=== Task to carry out ===
Return each line of the data below exactly, omitting any pictures.

=== Material provided ===

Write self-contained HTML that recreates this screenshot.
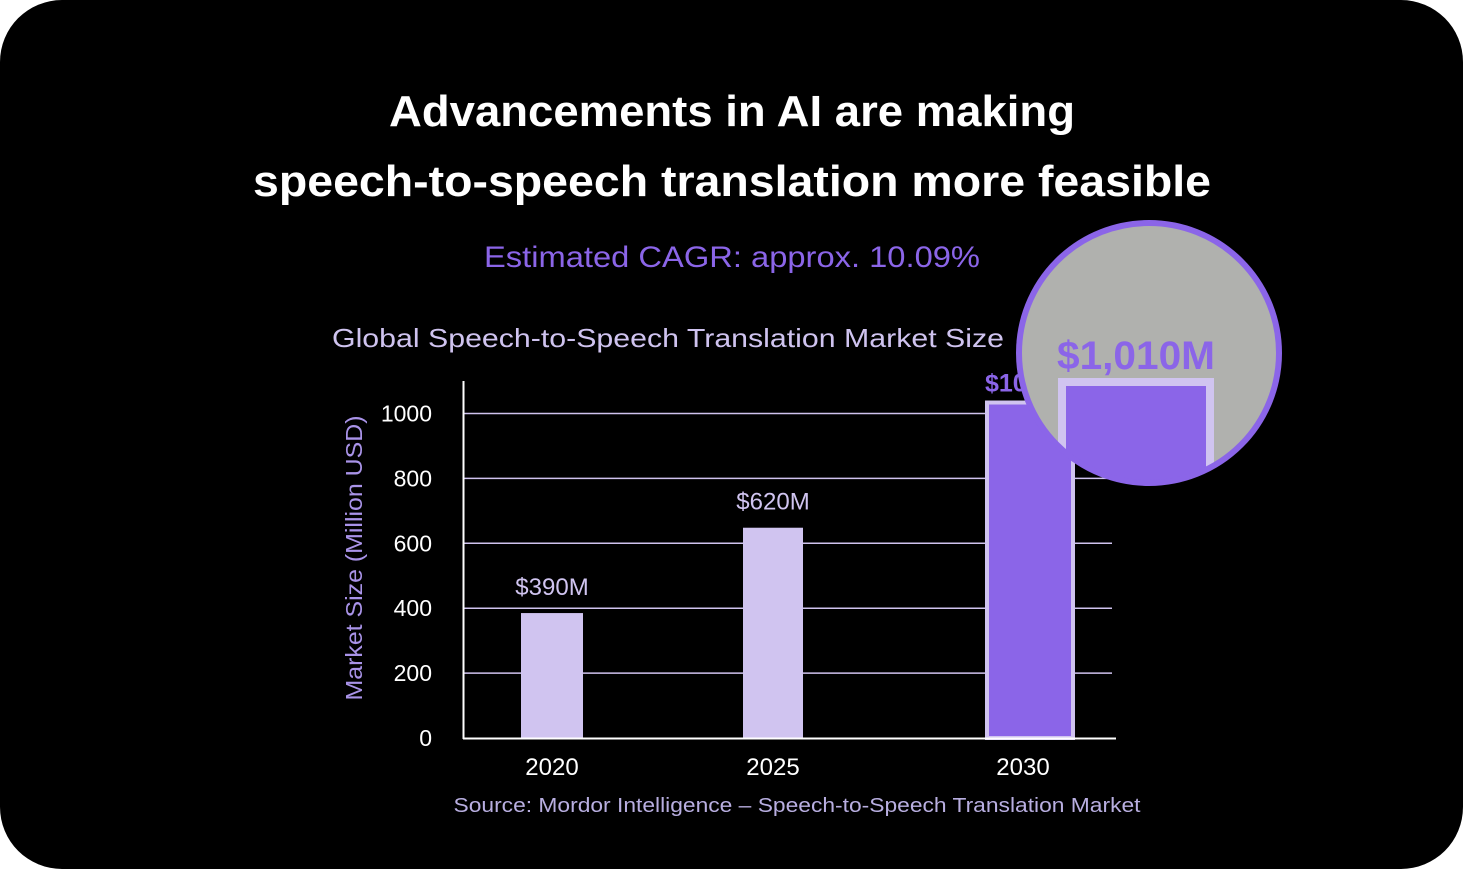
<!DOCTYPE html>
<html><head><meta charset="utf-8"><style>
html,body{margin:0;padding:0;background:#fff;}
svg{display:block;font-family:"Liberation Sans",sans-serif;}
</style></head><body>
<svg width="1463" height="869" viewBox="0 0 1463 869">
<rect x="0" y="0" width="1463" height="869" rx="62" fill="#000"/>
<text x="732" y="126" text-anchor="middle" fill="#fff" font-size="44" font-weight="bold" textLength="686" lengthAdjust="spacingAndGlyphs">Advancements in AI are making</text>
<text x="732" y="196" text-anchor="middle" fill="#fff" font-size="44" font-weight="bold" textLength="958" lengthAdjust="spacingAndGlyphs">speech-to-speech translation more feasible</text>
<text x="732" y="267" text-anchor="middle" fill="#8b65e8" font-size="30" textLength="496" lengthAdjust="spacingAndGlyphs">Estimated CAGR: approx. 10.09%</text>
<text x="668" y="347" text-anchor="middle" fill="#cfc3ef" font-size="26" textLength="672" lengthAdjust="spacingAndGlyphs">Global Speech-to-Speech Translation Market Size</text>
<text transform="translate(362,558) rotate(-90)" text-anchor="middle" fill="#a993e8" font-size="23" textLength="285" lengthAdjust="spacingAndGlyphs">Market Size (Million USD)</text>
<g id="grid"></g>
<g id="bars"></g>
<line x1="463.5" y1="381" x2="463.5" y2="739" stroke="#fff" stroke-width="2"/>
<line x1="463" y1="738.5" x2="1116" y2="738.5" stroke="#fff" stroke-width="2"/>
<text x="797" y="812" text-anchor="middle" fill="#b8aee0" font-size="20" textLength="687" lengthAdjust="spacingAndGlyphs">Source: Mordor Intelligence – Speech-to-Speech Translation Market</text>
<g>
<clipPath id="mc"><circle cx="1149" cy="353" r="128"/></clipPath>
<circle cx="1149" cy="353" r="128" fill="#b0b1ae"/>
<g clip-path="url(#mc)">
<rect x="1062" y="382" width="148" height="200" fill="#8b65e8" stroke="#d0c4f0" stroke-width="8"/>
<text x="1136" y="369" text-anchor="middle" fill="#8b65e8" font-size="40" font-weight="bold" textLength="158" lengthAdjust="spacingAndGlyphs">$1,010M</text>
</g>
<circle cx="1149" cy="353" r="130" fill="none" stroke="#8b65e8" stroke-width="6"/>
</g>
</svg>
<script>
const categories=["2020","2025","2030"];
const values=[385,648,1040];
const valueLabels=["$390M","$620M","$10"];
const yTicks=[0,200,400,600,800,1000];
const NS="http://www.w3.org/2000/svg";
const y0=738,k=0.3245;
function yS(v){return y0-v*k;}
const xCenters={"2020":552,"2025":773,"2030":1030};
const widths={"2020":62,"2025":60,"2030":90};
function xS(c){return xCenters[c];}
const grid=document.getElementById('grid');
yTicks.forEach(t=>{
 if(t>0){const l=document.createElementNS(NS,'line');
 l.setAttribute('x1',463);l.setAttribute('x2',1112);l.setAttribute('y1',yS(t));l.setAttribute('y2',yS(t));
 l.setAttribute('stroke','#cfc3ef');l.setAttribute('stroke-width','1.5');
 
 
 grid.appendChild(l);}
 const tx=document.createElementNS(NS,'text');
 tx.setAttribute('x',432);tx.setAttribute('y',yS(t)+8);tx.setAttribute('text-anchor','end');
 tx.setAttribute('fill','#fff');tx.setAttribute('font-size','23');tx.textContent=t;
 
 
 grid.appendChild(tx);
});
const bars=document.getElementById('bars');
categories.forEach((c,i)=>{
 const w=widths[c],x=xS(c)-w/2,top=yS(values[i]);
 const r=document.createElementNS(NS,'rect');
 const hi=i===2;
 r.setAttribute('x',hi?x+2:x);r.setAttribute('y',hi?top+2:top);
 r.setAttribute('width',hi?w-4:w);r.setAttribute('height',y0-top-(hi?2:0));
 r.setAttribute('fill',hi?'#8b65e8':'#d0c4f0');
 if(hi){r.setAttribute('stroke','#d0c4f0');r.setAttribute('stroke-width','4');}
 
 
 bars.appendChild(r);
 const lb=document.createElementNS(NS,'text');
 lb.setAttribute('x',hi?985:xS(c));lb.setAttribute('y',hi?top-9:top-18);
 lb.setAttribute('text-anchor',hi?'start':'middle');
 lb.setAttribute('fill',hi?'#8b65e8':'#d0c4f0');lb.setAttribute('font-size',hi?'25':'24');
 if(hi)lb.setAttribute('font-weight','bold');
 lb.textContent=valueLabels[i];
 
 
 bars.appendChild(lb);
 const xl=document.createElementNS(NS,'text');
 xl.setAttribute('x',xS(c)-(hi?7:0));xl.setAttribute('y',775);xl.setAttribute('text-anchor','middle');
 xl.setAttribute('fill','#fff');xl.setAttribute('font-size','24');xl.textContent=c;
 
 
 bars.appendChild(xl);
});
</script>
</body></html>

===

=== Output of the exercise ===
Write self-contained HTML that recreates this screenshot.
<!DOCTYPE html>
<html><head><meta charset="utf-8"><style>
html,body{margin:0;padding:0;background:#fff;}
svg{display:block;font-family:"Liberation Sans",sans-serif;}
</style></head><body>
<svg width="1463" height="869" viewBox="0 0 1463 869">
<rect x="0" y="0" width="1463" height="869" rx="62" fill="#000"/>
<text x="732" y="126" text-anchor="middle" fill="#fff" font-size="44" font-weight="bold" textLength="686" lengthAdjust="spacingAndGlyphs">Advancements in AI are making</text>
<text x="732" y="196" text-anchor="middle" fill="#fff" font-size="44" font-weight="bold" textLength="958" lengthAdjust="spacingAndGlyphs">speech-to-speech translation more feasible</text>
<text x="732" y="267" text-anchor="middle" fill="#8b65e8" font-size="30" textLength="496" lengthAdjust="spacingAndGlyphs">Estimated CAGR: approx. 10.09%</text>
<text x="668" y="347" text-anchor="middle" fill="#cfc3ef" font-size="26" textLength="672" lengthAdjust="spacingAndGlyphs">Global Speech-to-Speech Translation Market Size</text>
<text transform="translate(362,558) rotate(-90)" text-anchor="middle" fill="#a993e8" font-size="23" textLength="285" lengthAdjust="spacingAndGlyphs">Market Size (Million USD)</text>
<g id="grid"></g>
<g id="bars"></g>
<line x1="463.5" y1="381" x2="463.5" y2="739" stroke="#fff" stroke-width="2"/>
<line x1="463" y1="738.5" x2="1116" y2="738.5" stroke="#fff" stroke-width="2"/>
<text x="797" y="812" text-anchor="middle" fill="#b8aee0" font-size="20" textLength="687" lengthAdjust="spacingAndGlyphs">Source: Mordor Intelligence – Speech-to-Speech Translation Market</text>
<g>
<clipPath id="mc"><circle cx="1149" cy="353" r="128"/></clipPath>
<circle cx="1149" cy="353" r="128" fill="#b0b1ae"/>
<g clip-path="url(#mc)">
<rect x="1062" y="382" width="148" height="200" fill="#8b65e8" stroke="#d0c4f0" stroke-width="8"/>
<text x="1136" y="369" text-anchor="middle" fill="#8b65e8" font-size="40" font-weight="bold" textLength="158" lengthAdjust="spacingAndGlyphs">$1,010M</text>
</g>
<circle cx="1149" cy="353" r="130" fill="none" stroke="#8b65e8" stroke-width="6"/>
</g>
</svg>
<script>
const categories=["2020","2025","2030"];
const values=[385,648,1040];
const valueLabels=["$390M","$620M","$10"];
const yTicks=[0,200,400,600,800,1000];
const NS="http://www.w3.org/2000/svg";
const y0=738,k=0.3245;
function yS(v){return y0-v*k;}
const xCenters={"2020":552,"2025":773,"2030":1030};
const widths={"2020":62,"2025":60,"2030":90};
function xS(c){return xCenters[c];}
const grid=document.getElementById('grid');
yTicks.forEach(t=>{
 if(t>0){const l=document.createElementNS(NS,'line');
 l.setAttribute('x1',463);l.setAttribute('x2',1112);l.setAttribute('y1',yS(t));l.setAttribute('y2',yS(t));
 l.setAttribute('stroke','#cfc3ef');l.setAttribute('stroke-width','1.5');
 
 
 grid.appendChild(l);}
 const tx=document.createElementNS(NS,'text');
 tx.setAttribute('x',432);tx.setAttribute('y',yS(t)+8);tx.setAttribute('text-anchor','end');
 tx.setAttribute('fill','#fff');tx.setAttribute('font-size','23');tx.textContent=t;
 
 
 grid.appendChild(tx);
});
const bars=document.getElementById('bars');
categories.forEach((c,i)=>{
 const w=widths[c],x=xS(c)-w/2,top=yS(values[i]);
 const r=document.createElementNS(NS,'rect');
 const hi=i===2;
 r.setAttribute('x',hi?x+2:x);r.setAttribute('y',hi?top+2:top);
 r.setAttribute('width',hi?w-4:w);r.setAttribute('height',y0-top-(hi?2:0));
 r.setAttribute('fill',hi?'#8b65e8':'#d0c4f0');
 if(hi){r.setAttribute('stroke','#d0c4f0');r.setAttribute('stroke-width','4');}
 
 
 bars.appendChild(r);
 const lb=document.createElementNS(NS,'text');
 lb.setAttribute('x',hi?985:xS(c));lb.setAttribute('y',hi?top-9:top-18);
 lb.setAttribute('text-anchor',hi?'start':'middle');
 lb.setAttribute('fill',hi?'#8b65e8':'#d0c4f0');lb.setAttribute('font-size',hi?'25':'24');
 if(hi)lb.setAttribute('font-weight','bold');
 lb.textContent=valueLabels[i];
 
 
 bars.appendChild(lb);
 const xl=document.createElementNS(NS,'text');
 xl.setAttribute('x',xS(c)-(hi?7:0));xl.setAttribute('y',775);xl.setAttribute('text-anchor','middle');
 xl.setAttribute('fill','#fff');xl.setAttribute('font-size','24');xl.textContent=c;
 
 
 bars.appendChild(xl);
});
</script>
</body></html>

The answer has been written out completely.